The Saga Behind One of the Most Anticipated Jewelry Collections of the 21st Century
"Who on earth made this?" was Ward Landrigan's first thought when he spotted the tribal-style carved gold cuffs and chestplate. He was then chairman of the jewelry department at Sotheby's, and the suite was part of the 1971 sale of the Extraordinary Jewels of Ganna Walksa, the six-times-married (four times well) Polish opera singer whose Fabergé egg eventually went to Malcolm Forbes.
Jewelry cataloging was still an imprecise art in the 1970s, but Landrigan detected a "sculptural integrity" in the bracelets that reminded him of other unsigned French pieces that had crossed his desk. All clues led to a designer who worked in Paris between 1920 and 1974 and refused to sign her work, saying, "My style is my signature." She dared to mix precious stones with wood and rock crystal, and she challenged stubborn Paris workshops to sculpt curves into temperamental smoky quartz. Her name was Suzanne Belperron.

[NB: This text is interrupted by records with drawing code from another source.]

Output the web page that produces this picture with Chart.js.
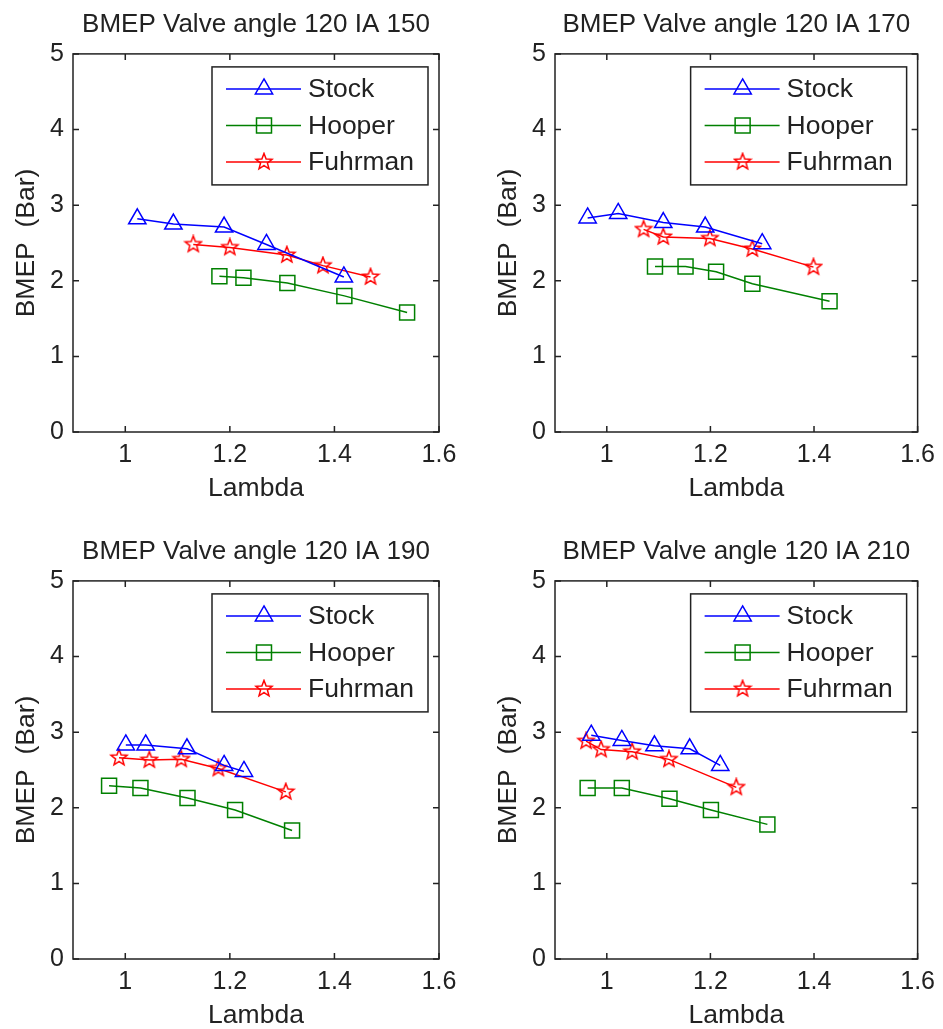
<!DOCTYPE html>
<html>
<head>
<meta charset="utf-8">
<title>BMEP vs Lambda</title>
<script src="https://cdn.jsdelivr.net/npm/chart.js@4.4.0/dist/chart.umd.min.js"></script>
<style>
  html, body { margin: 0; padding: 0; background: #fff; overflow: hidden; }
  canvas { position: absolute; }
</style>
</head>
<body>
<canvas id="c150" width="470" height="512" style="left:0;top:0"></canvas>
<canvas id="c170" width="461" height="512" style="left:482px;top:0"></canvas>
<canvas id="c190" width="470" height="512" style="left:0;top:527px"></canvas>
<canvas id="c210" width="461" height="512" style="left:482px;top:527px"></canvas>
<script>
// ---- axes ----
const xTicks = [1, 1.2, 1.4, 1.6];
const yTicks = [0, 1, 2, 3, 4, 5];
const seriesNames = ['Stock', 'Hooper', 'Fuhrman'];
const seriesColors = ['#0000ff', '#008000', '#ff0000'];

// ---- IA 150 ----
const stock150X = [1.023, 1.092, 1.189, 1.270, 1.418];
const stock150Y = [2.82, 2.75, 2.71, 2.48, 2.05];
const hooper150X = [1.180, 1.226, 1.310, 1.419, 1.539];
const hooper150Y = [2.06, 2.04, 1.97, 1.80, 1.58];
const fuhrman150X = [1.130, 1.200, 1.309, 1.378, 1.469];
const fuhrman150Y = [2.48, 2.44, 2.34, 2.20, 2.05];

// ---- IA 170 ----
const stock170X = [0.963, 1.022, 1.109, 1.190, 1.300];
const stock170Y = [2.83, 2.89, 2.77, 2.71, 2.49];
const hooper170X = [1.093, 1.152, 1.211, 1.281, 1.430];
const hooper170Y = [2.19, 2.19, 2.12, 1.96, 1.73];
const fuhrman170X = [1.071, 1.109, 1.199, 1.281, 1.399];
const fuhrman170Y = [2.68, 2.58, 2.56, 2.42, 2.18];

// ---- IA 190 ----
const stock190X = [1.001, 1.039, 1.118, 1.189, 1.227];
const stock190Y = [2.83, 2.83, 2.78, 2.56, 2.48];
const hooper190X = [0.969, 1.029, 1.119, 1.210, 1.319];
const hooper190Y = [2.29, 2.26, 2.13, 1.97, 1.70];
const fuhrman190X = [0.988, 1.046, 1.107, 1.178, 1.307];
const fuhrman190Y = [2.66, 2.63, 2.64, 2.52, 2.21];

// ---- IA 210 ----
const stock210X = [0.970, 1.029, 1.092, 1.160, 1.219];
const stock210Y = [2.96, 2.89, 2.82, 2.78, 2.56];
const hooper210X = [0.963, 1.029, 1.121, 1.201, 1.310];
const hooper210Y = [2.26, 2.26, 2.12, 1.97, 1.78];
const fuhrman210X = [0.960, 0.989, 1.049, 1.120, 1.250];
const fuhrman210Y = [2.88, 2.77, 2.74, 2.64, 2.27];

const FONT = "'Liberation Sans', Arial, sans-serif";
const INK = '#222';

Chart.defaults.font.family = FONT;
Chart.defaults.color = INK;
Chart.defaults.animation = false;

function pts(xs, ys) {
  return xs.map((x, i) => ({ x: x, y: ys[i] }));
}

// matlab style pentagram, drawn once and used as pointStyle
function makeStar(color) {
  const c = document.createElement('canvas');
  c.width = 20; c.height = 20;
  const g = c.getContext('2d');
  g.strokeStyle = color;
  g.lineWidth = 1.5;
  g.beginPath();
  for (let i = 0; i < 10; i++) {
    const r = i % 2 === 0 ? 8.5 : 3.6;
    const a = -Math.PI / 2 + i * Math.PI / 5;
    const px = 10 + r * Math.cos(a), py = 10 + r * Math.sin(a);
    if (i === 0) g.moveTo(px, py); else g.lineTo(px, py);
  }
  g.closePath();
  g.stroke();
  return c;
}

const markers = [
  { pointStyle: 'triangle', radius: 10 },
  { pointStyle: 'rect', radius: 10.6 },
  { pointStyle: makeStar(seriesColors[2]), radius: 8 }
];

function makeDataset(i, xs, ys) {
  return {
    label: seriesNames[i],
    data: pts(xs, ys),
    showLine: true,
    borderColor: seriesColors[i],
    backgroundColor: 'rgba(0,0,0,0)',
    borderWidth: 1.5,
    pointStyle: markers[i].pointStyle,
    pointRadius: markers[i].radius,
    pointHoverRadius: markers[i].radius,
    pointBorderWidth: 1.5,
    pointBorderColor: seriesColors[i],
    pointBackgroundColor: 'rgba(0,0,0,0)'
  };
}

// box around the plot with inward ticks on all four sides
const boxTicks = {
  id: 'boxTicks',
  afterDatasetsDraw(chart) {
    const { ctx, chartArea: a, scales } = chart;
    const tl = 6;
    ctx.save();
    ctx.strokeStyle = INK;
    ctx.lineWidth = 1.5;
    ctx.strokeRect(a.left, a.top, a.right - a.left, a.bottom - a.top);
    ctx.beginPath();
    scales.x.ticks.forEach(t => {
      const px = scales.x.getPixelForValue(t.value);
      ctx.moveTo(px, a.bottom); ctx.lineTo(px, a.bottom - tl);
      ctx.moveTo(px, a.top); ctx.lineTo(px, a.top + tl);
    });
    scales.y.ticks.forEach(t => {
      const py = scales.y.getPixelForValue(t.value);
      ctx.moveTo(a.left, py); ctx.lineTo(a.left + tl, py);
      ctx.moveTo(a.right, py); ctx.lineTo(a.right - tl, py);
    });
    ctx.stroke();
    ctx.restore();
  }
};

// legend box inside the top right corner
const insideLegend = {
  id: 'insideLegend',
  afterDraw(chart) {
    const { ctx, chartArea: a } = chart;
    const w = 216, h = 118;
    const bx = a.right - 11 - w, by = a.top + 13;
    ctx.save();
    ctx.fillStyle = '#fff';
    ctx.fillRect(bx, by, w, h);
    ctx.strokeStyle = INK;
    ctx.lineWidth = 1.5;
    ctx.strokeRect(bx, by, w, h);
    chart.data.datasets.forEach((ds, i) => {
      const ry = by + 22 + i * 36.5;
      ctx.strokeStyle = ds.borderColor;
      ctx.lineWidth = ds.borderWidth;
      ctx.beginPath();
      ctx.moveTo(bx + 14, ry); ctx.lineTo(bx + 89, ry);
      ctx.stroke();
      ctx.fillStyle = 'rgba(0,0,0,0)';
      Chart.helpers.drawPoint(ctx, {
        pointStyle: ds.pointStyle, radius: ds.pointRadius,
        borderWidth: ds.pointBorderWidth, rotation: 0
      }, bx + 52, ry);
      ctx.fillStyle = INK;
      ctx.font = '26.5px ' + FONT;
      ctx.textBaseline = 'middle';
      ctx.textAlign = 'left';
      ctx.fillText(ds.label, bx + 96, ry + 1);
    });
    ctx.restore();
  }
};

function drawPanel(id, title, padRight, stock, hooper, fuhrman) {
  new Chart(document.getElementById(id), {
    type: 'scatter',
    data: {
      datasets: [
        makeDataset(0, stock[0], stock[1]),
        makeDataset(1, hooper[0], hooper[1]),
        makeDataset(2, fuhrman[0], fuhrman[1])
      ]
    },
    options: {
      responsive: false,
      layout: { padding: { left: 0, right: padRight, top: 0, bottom: 0 } },
      plugins: {
        legend: { display: false },
        tooltip: { enabled: false },
        title: {
          display: true, text: title, fullSize: false,
          font: { size: 26, weight: 'normal', lineHeight: 1.15 }, color: INK,
          padding: { top: 10, bottom: 14 }
        }
      },
      scales: {
        x: {
          type: 'linear', min: 0.9, max: 1.6,
          afterBuildTicks: s => { s.ticks = xTicks.map(v => ({ value: v })); },
          afterFit: s => { s.height = 80; },
          grid: { display: false, drawTicks: false },
          border: { display: false },
          ticks: { font: { size: 25 }, padding: 8, color: INK, callback: v => String(+v.toFixed(1)) },
          title: { display: true, text: 'Lambda', font: { size: 26.5 }, color: INK, padding: { top: 0, bottom: 7 } }
        },
        y: {
          type: 'linear', min: 0, max: 5,
          afterBuildTicks: s => { s.ticks = yTicks.map(v => ({ value: v })); },
          afterFit: s => { s.width = 73; },
          grid: { display: false, drawTicks: false },
          border: { display: false },
          ticks: { font: { size: 25 }, padding: 9, color: INK },
          title: { display: true, text: 'BMEP  (Bar)', font: { size: 26.5 }, color: INK, padding: { top: 11, bottom: 0 } }
        }
      }
    },
    plugins: [boxTicks, insideLegend]
  });
}

drawPanel('c150', 'BMEP Valve angle 120 IA 150', 31,
  [stock150X, stock150Y], [hooper150X, hooper150Y], [fuhrman150X, fuhrman150Y]);
drawPanel('c170', 'BMEP Valve angle 120 IA 170', 21,
  [stock170X, stock170Y], [hooper170X, hooper170Y], [fuhrman170X, fuhrman170Y]);
drawPanel('c190', 'BMEP Valve angle 120 IA 190', 31,
  [stock190X, stock190Y], [hooper190X, hooper190Y], [fuhrman190X, fuhrman190Y]);
drawPanel('c210', 'BMEP Valve angle 120 IA 210', 21,
  [stock210X, stock210Y], [hooper210X, hooper210Y], [fuhrman210X, fuhrman210Y]);
</script>
</body>
</html>
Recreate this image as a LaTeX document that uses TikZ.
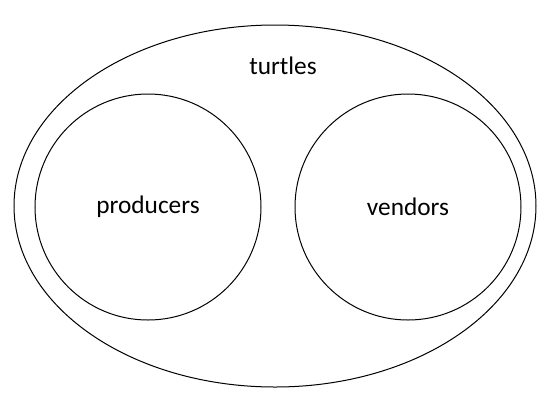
\documentclass[tikz,border=0pt]{standalone}
\usepackage{fontspec}
\setmainfont{Carlito}
\usetikzlibrary{positioning,shapes.geometric}

\begin{document}
\begin{tikzpicture}[%
    x=0.75pt, y=-0.75pt,
    line width=0.75pt,
    set/.style={%
      ellipse,
      draw,
      inner sep=0pt,
      minimum width=391.5pt,
      minimum height=271.5pt
    },
    subset/.style={%
      circle,
      draw,
      inner sep=0pt,
      minimum size=169.5pt,
      font=\fontsize{19}{23}\selectfont
    },
    setlabel/.style={font=\fontsize{19}{23}\selectfont}
  ]
    \useasboundingbox (0,0) rectangle (551,405);

    \node[set] (turtles) at (275,206) {};
    \node[setlabel] (turtleslabel) at (283,66) {turtles};

    \node[subset] (producers) at (148,207) {producers};
    \node[subset] (vendors) at (408,207) {vendors};
  \end{tikzpicture}
\end{document}
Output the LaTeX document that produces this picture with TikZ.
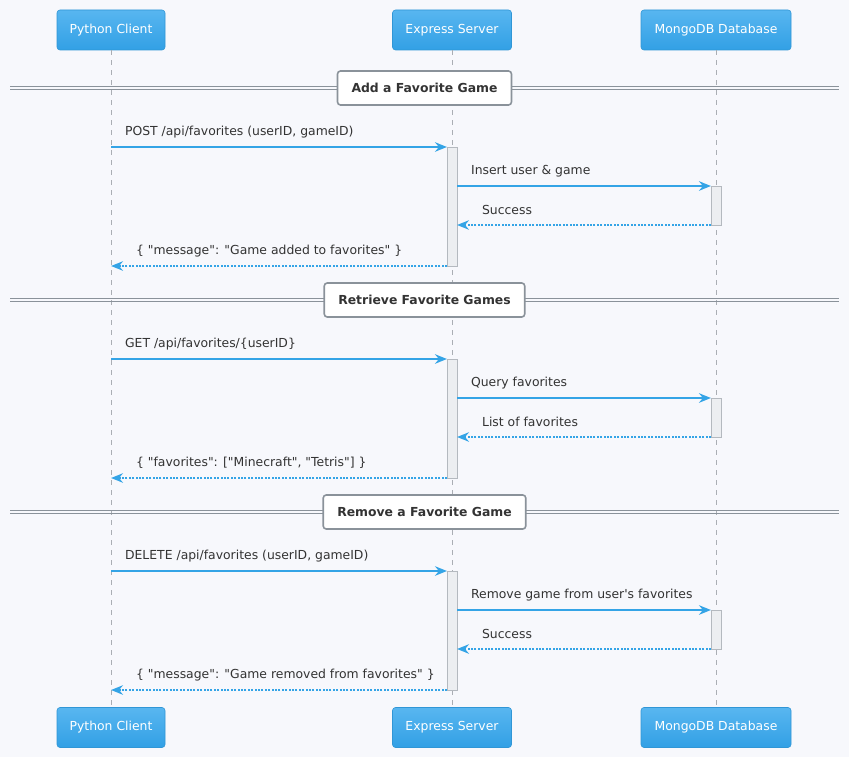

Landrigan left Sotheby's in 1973 and went on to buy the archives of another 20th-century jewelry master, Fulco di Verdura. But Madame Belperron had left her mark. Landrigan went to the sale of the Duchess of Windsor's jewels in 1987 in search of Verdura pieces, but he came home with a chalcedony Belperron suite instead. In 1999 he acquired the name and worldwide rights to Belperron's archive of designs with the dream of relaunching the company, as he had Verdura. He began to seek her pieces everywhere; one aquamarine bracelet was discovered on 47th Street in Manhattan. (Landrigan debated spending $5,000 on it; today Belperron pieces regularly fetch six figures at auction.) He bought 22 of the 60 lots at the Sotheby's sale of her personal collection, in Geneva in 2012. A year earlier a dealer tracked down the gold pieces from the Ganna Walksa sale. Those finds, along with about 50 new pieces made according to some of Belperron's 9,200 drawings, will be on display when the new Belperron company opens on Fifth Avenue this month-the culmination of almost 20 years of effort.
Leading the Belperron of the 21st century will be Landrigan's son Nico, who first fell under the designer's spell as an 11-year-old on a family trip to Paris. "We went up to an apartment to see the entire archives for the first time," he says. "I sat on the floor, looking through Belperron's drawings for hours. I think even my grade school self recognized the these were beyond just sparkly things for women. It was art." After graduating from Brown and working in the Manhattan district attorney's office, Nico joined his father at Verdura in 2004 with an eye specifically to re-launching Belperron. Eleven years and a few global economic crises later, the project that began with an unsigned gold cuff in his father's office at Sotheby's is complete.
Belperron herself, though married, never had children. After working with René Boivin and creating one-of-a-kind pieces for such clients as Elsa Schiaparelli and Diana Vreeland, she left in 1932-taking her clients with her-to partner with stone dealer Bernard Herz. They soon became romantically involved. In 1941, when Herz was arrested by the Nazis, Belperron bought the company in order to save it. Herz never came home. When his son Jean returned to Paris after a long internment in a POW camp, she gave him the keys to the company, and the two worked together as Herz-Belperron for the next 30 years. This month, when Belperron opens in New York, Jean Herz's grandson David will be in attendance.